Mexico’s CAST was next up, displaying formidable chops and set-length compositions that reminded me of Dream Theater. The band’s overall charisma also helped them connect to an enthusiastic Rock Club audience.


I was really impressed by New York’s Joe Deninzon and Stratospheerius, who brought their take on prog and fusion to an enthusiastic Music Joint. Deninzon brought the electric violin to a level that reminded me of Jean-Luc Ponty. The band attacked their set with relish, playing both their own material and giving interesting interpretations on songs from bands like Muse. This was a really fun set to watch.


One of the main reasons I wanted to attend Progtoberfest was so I could catch Mike Keneally and Beer for Dolphins, whom I haven’t seen live in quite some time. Keneally brought bassist Bryan Beller and drummer Joe Travers, and they did not disappoint. The band played one of the more spirited sets of the evening, and everyone could see how much fun they were having. That joy spread to the audience, as well.


By catching all of BFD’s set, I missed a portion of Dave Kerzner’s acoustic “Storytellers” set in the Music Joint. But what I heard was remarkable. It’s not easy to contain the epic nature of Kerzner’s music to such a small room. But the band did it, sounding incredibly powerful without being overwhelming. They also performed a remarkable medley covering King Crimson’s debut album, In the Court of the Crimson King.


Members  of The Tangent and Karmakanic — two European acts I was unfamiliar with — joined forces for two fascinating sets as TangeKanic, featuring top-notch musicianship and positively EPIC length pieces. But the highlight may have been a song called “Sanctuary in Music,” which was written in defiance of the madman in Las Vegas who shattered an evening that was supposed to be defined by music. The 30 seconds of silence mid-song truly spoke volumes.


In between those sets, I popped over to the Music Joint, where Necromonkey was in the middle of melting every brain in the room. If there is one set I wish I could have caught from the first note, it was this one. The music was both undefinable and unbelievable. I later found it was improvised! As they wrapped up their set, I leaned into the ear of the man sitting next to me and said, “What the hell was THAT?” All my neighbor could do was laugh. Describing what I heard would never do the music justice. Just head over to YouTube and experience it for yourself. I am all about this band in the future!

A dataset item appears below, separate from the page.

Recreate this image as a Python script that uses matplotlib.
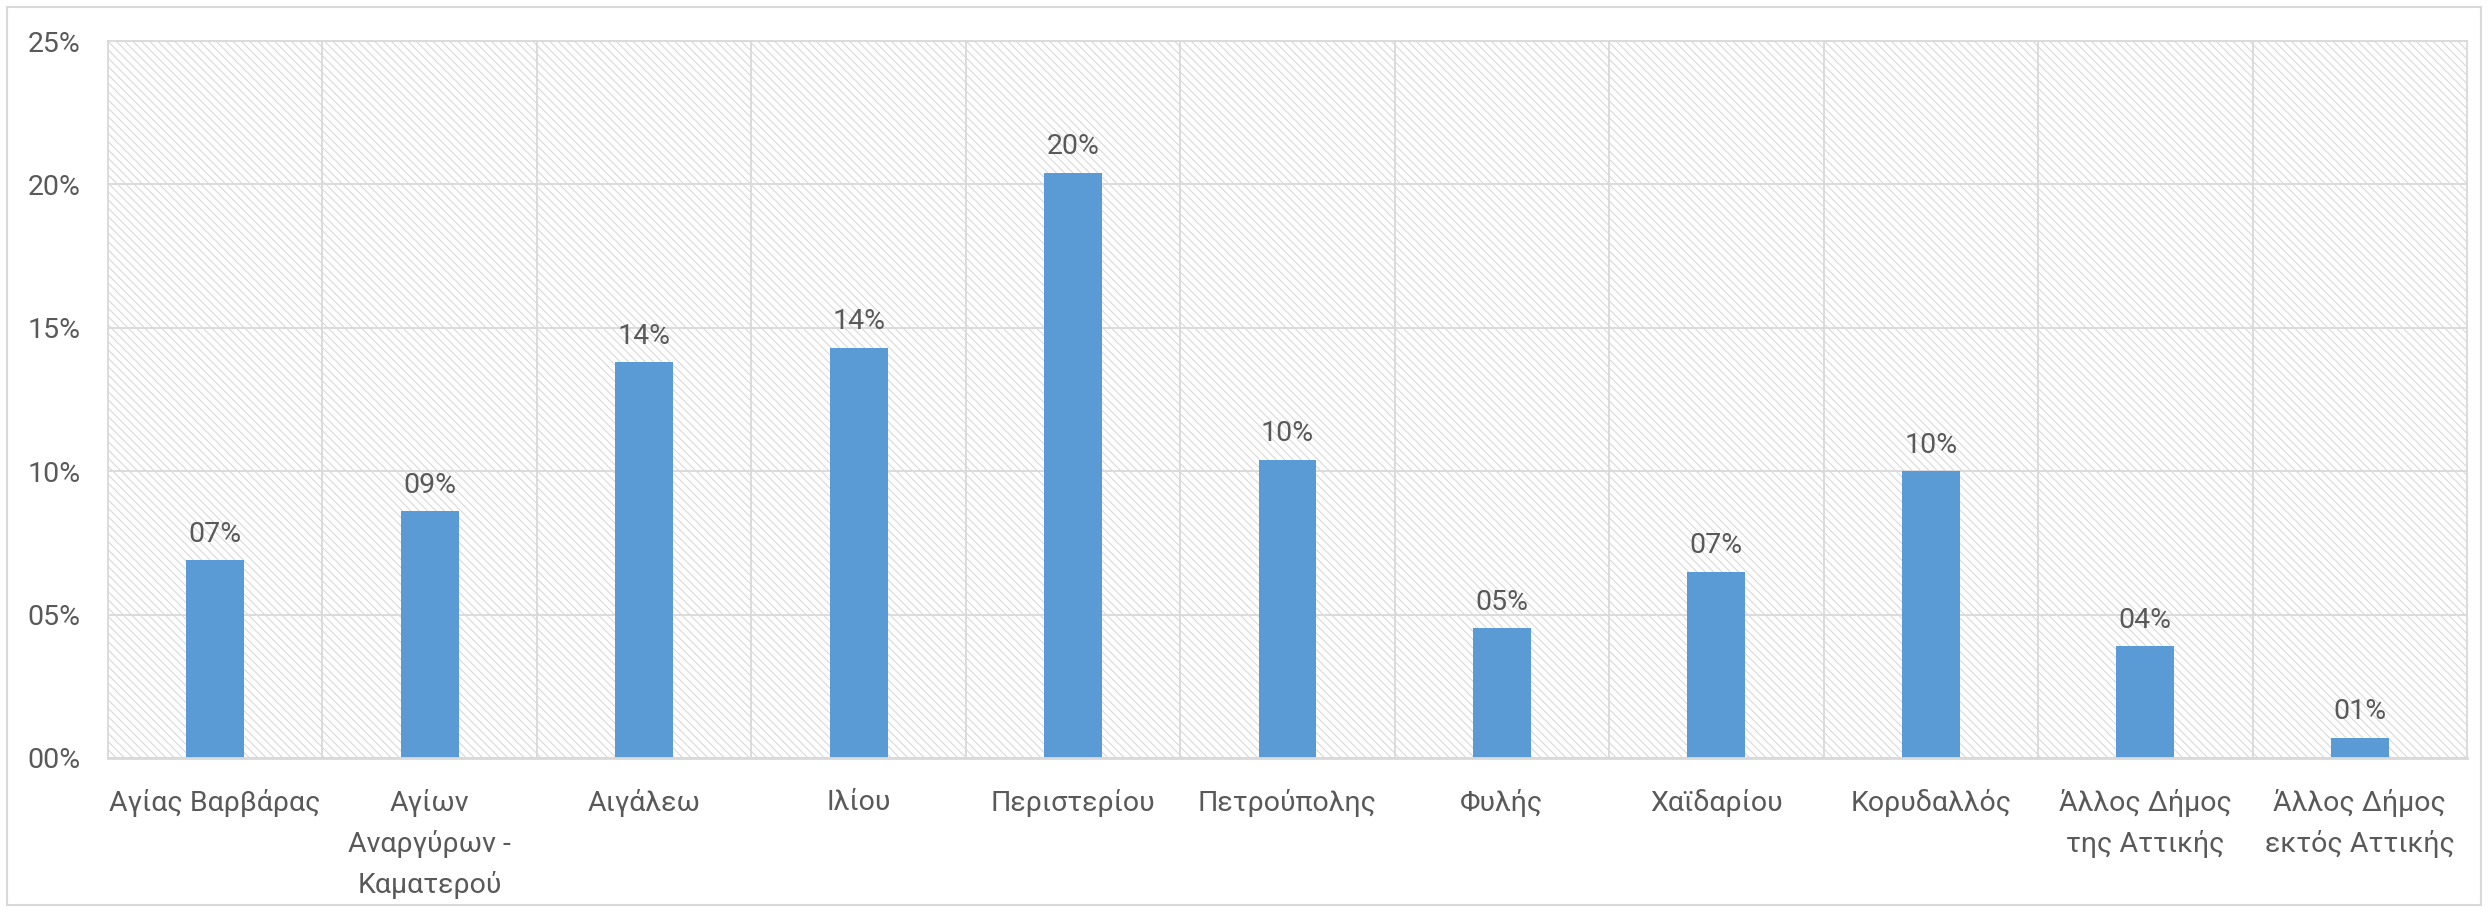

The last thing I expected to close out the evening was a solo acoustic set. But as I entered the Music Joint, there stood Bruce Soord of The Pineapple Thief (one of my favorite recent “discoveries”), accompanied only by his acoustic guitar and the ability to create loops on the fly, which he used as accompaniments. Even in stripped-down form, there was no questioning where the PT sound comes from. Festival organizer Kevin Pollack told me he hopes to bring the entire band in for next year’s Progtoberfest. That in and of itself is enough to bring me back.

There was no doubting it: I was having one of the best weekends of my life. And I still had one more day to go.